When we train a model, we ideally want the model to make no errors. When the model’s performance converges towards making correct predictions on all the data points in the training dataset, the fit is becoming better. A model with a good fit is able to explain almost all of the training dataset without overfitting.

As a model trains its performance improves over time. The model’s error rate will decrease as training time passes, but it only decreases to a certain point. The point at which the model’s performance on the test set begins to rise again is typically the point at which overfitting is occurring. In order to get the best fit for a model, we want to stop training the model at the point of lowest loss on the training set, before error starts increasing again. The optimal stopping point can be ascertained by graphing the performance of the model throughout the training time and stopping training when loss is lowest. However, one risk with this method of controlling for overfitting is that specifying the endpoint for the training based on test performance means that the test data becomes somewhat included in the training procedure, and it loses its status as purely “untouched” data.

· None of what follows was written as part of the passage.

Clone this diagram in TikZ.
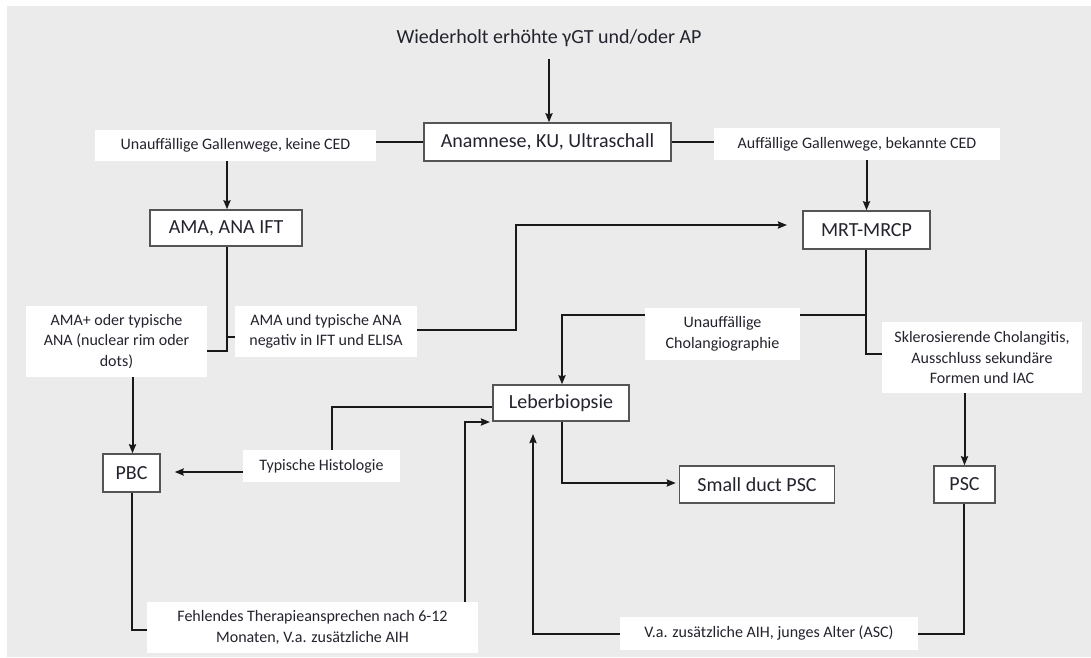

There are a couple of different ways that one can combat overfitting. One method of reducing overfitting is to use a resampling tactic, which operates by estimating the accuracy of the model. You can also use a validation dataset in addition to the test set and plot the training accuracy against the validation set instead of the test dataset. This keeps your test dataset unseen. A popular resampling method is K-folds cross-validation. This technique enables you to divide your data into subsets that the model is trained on, and then the performance of the model on the subsets is analyzed to estimate how the model will perform on outside data.

Making use of cross-validation is one of the best ways to estimate a model’s accuracy on unseen data, and when combined with a validation dataset overfitting can often be kept to a minimum.